> [To be done]:
Start at the top of the records and, please, print each line exactly through the line that contains "fitText(c, 'Offset, kHz', 'bold", leaving out all pictures.

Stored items
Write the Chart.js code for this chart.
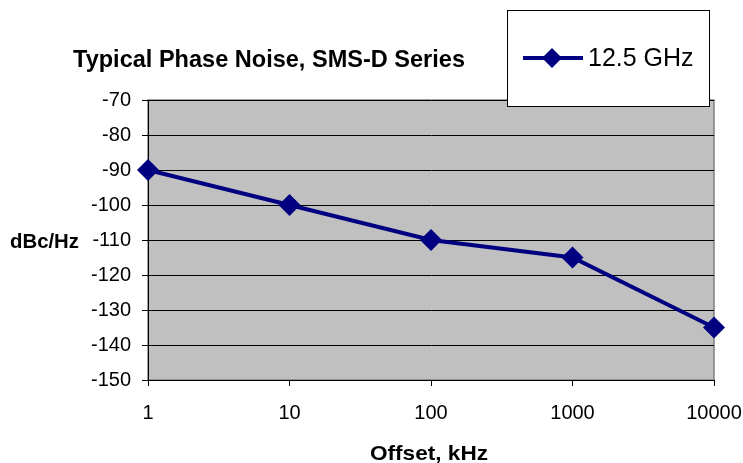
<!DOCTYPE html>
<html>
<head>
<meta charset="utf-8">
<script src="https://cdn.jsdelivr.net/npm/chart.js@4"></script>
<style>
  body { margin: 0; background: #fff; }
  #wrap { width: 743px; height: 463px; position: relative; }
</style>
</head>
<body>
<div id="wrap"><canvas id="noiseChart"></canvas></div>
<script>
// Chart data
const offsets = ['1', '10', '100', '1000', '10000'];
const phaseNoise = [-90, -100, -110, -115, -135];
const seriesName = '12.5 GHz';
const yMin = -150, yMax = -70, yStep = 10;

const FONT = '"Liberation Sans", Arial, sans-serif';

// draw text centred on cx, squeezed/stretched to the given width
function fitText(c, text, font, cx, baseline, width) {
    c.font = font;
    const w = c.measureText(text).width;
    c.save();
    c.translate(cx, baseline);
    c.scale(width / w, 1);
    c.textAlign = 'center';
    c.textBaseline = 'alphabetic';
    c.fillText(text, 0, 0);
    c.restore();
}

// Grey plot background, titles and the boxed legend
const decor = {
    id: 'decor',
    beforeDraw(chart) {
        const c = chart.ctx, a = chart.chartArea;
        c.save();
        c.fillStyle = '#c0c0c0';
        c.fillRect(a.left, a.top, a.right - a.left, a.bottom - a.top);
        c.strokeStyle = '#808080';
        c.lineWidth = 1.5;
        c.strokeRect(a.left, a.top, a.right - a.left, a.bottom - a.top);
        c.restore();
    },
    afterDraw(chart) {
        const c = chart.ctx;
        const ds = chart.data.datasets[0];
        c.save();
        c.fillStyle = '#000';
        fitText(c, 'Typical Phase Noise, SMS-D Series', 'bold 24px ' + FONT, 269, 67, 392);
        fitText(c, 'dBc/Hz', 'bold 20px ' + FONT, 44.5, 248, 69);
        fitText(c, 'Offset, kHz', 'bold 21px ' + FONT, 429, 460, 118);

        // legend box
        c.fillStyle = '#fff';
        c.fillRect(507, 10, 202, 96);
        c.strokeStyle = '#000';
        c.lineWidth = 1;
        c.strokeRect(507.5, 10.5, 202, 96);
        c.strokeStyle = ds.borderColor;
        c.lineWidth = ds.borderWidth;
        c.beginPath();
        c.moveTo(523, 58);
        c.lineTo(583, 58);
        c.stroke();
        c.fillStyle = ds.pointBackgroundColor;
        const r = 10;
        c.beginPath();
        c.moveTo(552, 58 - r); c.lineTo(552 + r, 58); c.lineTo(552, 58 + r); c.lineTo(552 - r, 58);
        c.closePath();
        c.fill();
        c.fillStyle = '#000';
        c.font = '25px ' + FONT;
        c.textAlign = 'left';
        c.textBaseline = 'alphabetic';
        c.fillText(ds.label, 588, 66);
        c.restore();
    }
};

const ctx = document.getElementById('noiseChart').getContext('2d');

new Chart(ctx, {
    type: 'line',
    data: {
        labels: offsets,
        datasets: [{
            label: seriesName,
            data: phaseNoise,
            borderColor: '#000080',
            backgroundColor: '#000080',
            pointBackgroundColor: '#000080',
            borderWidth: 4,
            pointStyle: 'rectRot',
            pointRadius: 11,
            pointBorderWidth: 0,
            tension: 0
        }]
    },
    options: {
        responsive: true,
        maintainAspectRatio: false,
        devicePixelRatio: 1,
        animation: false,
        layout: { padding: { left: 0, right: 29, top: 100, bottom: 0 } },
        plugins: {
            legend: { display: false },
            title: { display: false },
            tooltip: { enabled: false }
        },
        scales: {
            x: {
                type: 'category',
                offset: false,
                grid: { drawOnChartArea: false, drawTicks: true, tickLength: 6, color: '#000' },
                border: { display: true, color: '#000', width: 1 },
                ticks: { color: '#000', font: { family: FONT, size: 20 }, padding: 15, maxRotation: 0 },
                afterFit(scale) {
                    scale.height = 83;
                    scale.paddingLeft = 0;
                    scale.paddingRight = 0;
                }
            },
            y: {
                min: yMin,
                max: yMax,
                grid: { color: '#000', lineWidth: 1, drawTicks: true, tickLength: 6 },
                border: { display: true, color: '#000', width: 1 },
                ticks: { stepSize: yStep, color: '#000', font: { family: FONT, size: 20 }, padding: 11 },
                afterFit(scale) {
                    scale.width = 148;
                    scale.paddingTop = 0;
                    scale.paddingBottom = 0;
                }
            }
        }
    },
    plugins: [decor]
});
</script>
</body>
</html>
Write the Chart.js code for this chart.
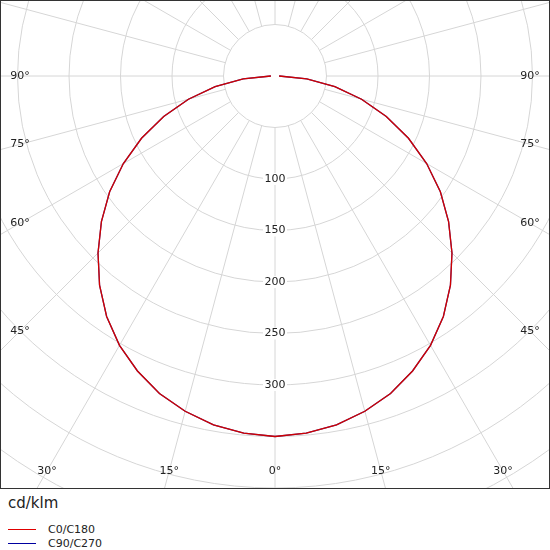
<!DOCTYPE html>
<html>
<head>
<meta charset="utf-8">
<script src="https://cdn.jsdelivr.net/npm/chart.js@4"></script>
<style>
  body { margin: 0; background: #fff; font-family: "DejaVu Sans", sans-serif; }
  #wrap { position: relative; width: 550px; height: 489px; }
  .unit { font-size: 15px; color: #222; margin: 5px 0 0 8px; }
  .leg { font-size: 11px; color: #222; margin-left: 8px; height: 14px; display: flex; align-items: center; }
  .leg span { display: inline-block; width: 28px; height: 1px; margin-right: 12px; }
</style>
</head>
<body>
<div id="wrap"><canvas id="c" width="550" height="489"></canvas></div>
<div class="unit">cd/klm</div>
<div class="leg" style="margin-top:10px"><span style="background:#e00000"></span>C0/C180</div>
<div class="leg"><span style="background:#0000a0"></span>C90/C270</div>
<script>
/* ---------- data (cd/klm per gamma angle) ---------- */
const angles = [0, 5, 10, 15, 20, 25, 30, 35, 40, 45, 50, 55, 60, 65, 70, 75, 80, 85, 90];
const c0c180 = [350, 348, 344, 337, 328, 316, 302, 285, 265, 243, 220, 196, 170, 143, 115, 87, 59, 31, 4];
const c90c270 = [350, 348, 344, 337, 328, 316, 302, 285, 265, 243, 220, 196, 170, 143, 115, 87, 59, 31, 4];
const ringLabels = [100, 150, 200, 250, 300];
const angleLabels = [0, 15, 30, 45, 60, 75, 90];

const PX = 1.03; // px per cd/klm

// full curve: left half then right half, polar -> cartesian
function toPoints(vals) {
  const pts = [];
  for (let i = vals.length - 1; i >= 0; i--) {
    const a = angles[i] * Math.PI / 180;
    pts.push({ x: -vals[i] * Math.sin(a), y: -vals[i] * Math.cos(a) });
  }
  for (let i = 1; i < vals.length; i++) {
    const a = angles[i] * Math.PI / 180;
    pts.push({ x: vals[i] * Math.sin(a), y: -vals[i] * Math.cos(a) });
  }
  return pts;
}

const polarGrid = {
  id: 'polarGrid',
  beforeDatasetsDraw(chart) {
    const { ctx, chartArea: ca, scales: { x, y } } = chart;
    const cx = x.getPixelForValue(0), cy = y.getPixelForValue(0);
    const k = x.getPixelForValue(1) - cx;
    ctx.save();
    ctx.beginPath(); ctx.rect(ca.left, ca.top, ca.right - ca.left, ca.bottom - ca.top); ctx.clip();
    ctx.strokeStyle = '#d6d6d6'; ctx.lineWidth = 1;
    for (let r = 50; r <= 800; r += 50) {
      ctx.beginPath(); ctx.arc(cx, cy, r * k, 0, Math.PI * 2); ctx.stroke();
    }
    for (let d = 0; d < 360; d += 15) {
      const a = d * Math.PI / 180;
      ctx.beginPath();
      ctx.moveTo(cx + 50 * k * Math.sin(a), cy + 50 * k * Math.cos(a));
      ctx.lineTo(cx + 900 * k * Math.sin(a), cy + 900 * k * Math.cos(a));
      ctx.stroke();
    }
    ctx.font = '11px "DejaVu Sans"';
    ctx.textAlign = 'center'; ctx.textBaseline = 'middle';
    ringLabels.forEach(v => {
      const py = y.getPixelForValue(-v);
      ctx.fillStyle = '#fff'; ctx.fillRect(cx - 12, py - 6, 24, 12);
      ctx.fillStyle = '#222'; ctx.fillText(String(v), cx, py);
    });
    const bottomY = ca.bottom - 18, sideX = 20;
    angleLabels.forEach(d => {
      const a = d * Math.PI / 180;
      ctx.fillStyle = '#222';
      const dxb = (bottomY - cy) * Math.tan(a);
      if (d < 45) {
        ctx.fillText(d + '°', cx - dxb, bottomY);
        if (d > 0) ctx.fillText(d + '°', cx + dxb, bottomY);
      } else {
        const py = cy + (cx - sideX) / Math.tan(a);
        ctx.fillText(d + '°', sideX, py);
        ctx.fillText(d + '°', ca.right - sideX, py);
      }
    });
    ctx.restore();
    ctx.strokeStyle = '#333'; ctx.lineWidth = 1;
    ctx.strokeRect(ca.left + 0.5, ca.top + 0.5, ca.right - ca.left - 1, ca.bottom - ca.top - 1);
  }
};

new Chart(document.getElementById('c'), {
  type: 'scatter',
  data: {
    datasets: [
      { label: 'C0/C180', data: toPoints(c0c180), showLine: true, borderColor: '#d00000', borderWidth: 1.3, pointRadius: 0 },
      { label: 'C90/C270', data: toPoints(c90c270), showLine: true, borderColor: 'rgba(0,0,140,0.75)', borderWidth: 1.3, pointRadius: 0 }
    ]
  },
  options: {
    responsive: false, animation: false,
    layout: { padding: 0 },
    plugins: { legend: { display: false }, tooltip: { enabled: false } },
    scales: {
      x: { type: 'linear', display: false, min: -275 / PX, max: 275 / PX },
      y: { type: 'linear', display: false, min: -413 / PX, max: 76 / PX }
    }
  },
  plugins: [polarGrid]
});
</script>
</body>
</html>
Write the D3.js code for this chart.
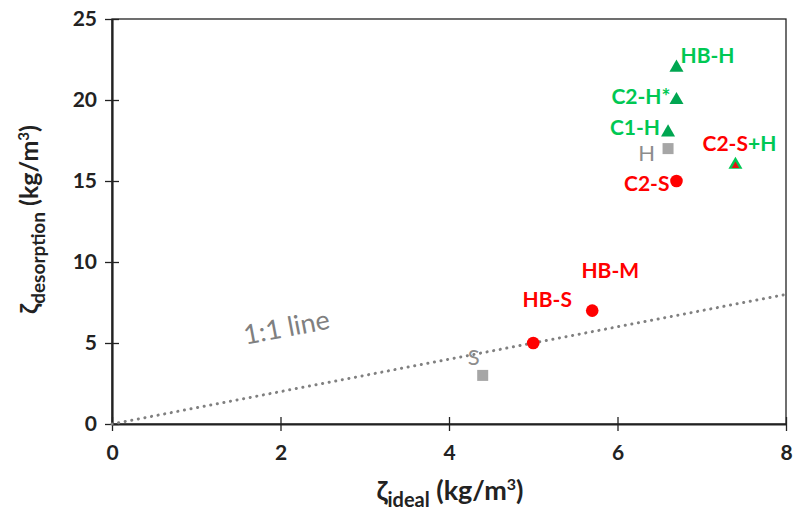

> [Result of the exercise]:
Write the Chart.js code for this chart.
<!DOCTYPE html>
<html>
<head>
<meta charset="utf-8">
<script src="https://cdn.jsdelivr.net/npm/chart.js@4"></script>
<style>
  body { margin: 0; background: #fff; }
  #wrap { width: 743px; height: 463px; position: relative; }
</style>
</head>
<body>
<div id="wrap"><canvas id="noiseChart"></canvas></div>
<script>
// Chart data
const offsets = ['1', '10', '100', '1000', '10000'];
const phaseNoise = [-90, -100, -110, -115, -135];
const seriesName = '12.5 GHz';
const yMin = -150, yMax = -70, yStep = 10;

const FONT = '"Liberation Sans", Arial, sans-serif';

// draw text centred on cx, squeezed/stretched to the given width
function fitText(c, text, font, cx, baseline, width) {
    c.font = font;
    const w = c.measureText(text).width;
    c.save();
    c.translate(cx, baseline);
    c.scale(width / w, 1);
    c.textAlign = 'center';
    c.textBaseline = 'alphabetic';
    c.fillText(text, 0, 0);
    c.restore();
}

// Grey plot background, titles and the boxed legend
const decor = {
    id: 'decor',
    beforeDraw(chart) {
        const c = chart.ctx, a = chart.chartArea;
        c.save();
        c.fillStyle = '#c0c0c0';
        c.fillRect(a.left, a.top, a.right - a.left, a.bottom - a.top);
        c.strokeStyle = '#808080';
        c.lineWidth = 1.5;
        c.strokeRect(a.left, a.top, a.right - a.left, a.bottom - a.top);
        c.restore();
    },
    afterDraw(chart) {
        const c = chart.ctx;
        const ds = chart.data.datasets[0];
        c.save();
        c.fillStyle = '#000';
        fitText(c, 'Typical Phase Noise, SMS-D Series', 'bold 24px ' + FONT, 269, 67, 392);
        fitText(c, 'dBc/Hz', 'bold 20px ' + FONT, 44.5, 248, 69);
        fitText(c, 'Offset, kHz', 'bold 21px ' + FONT, 429, 460, 118);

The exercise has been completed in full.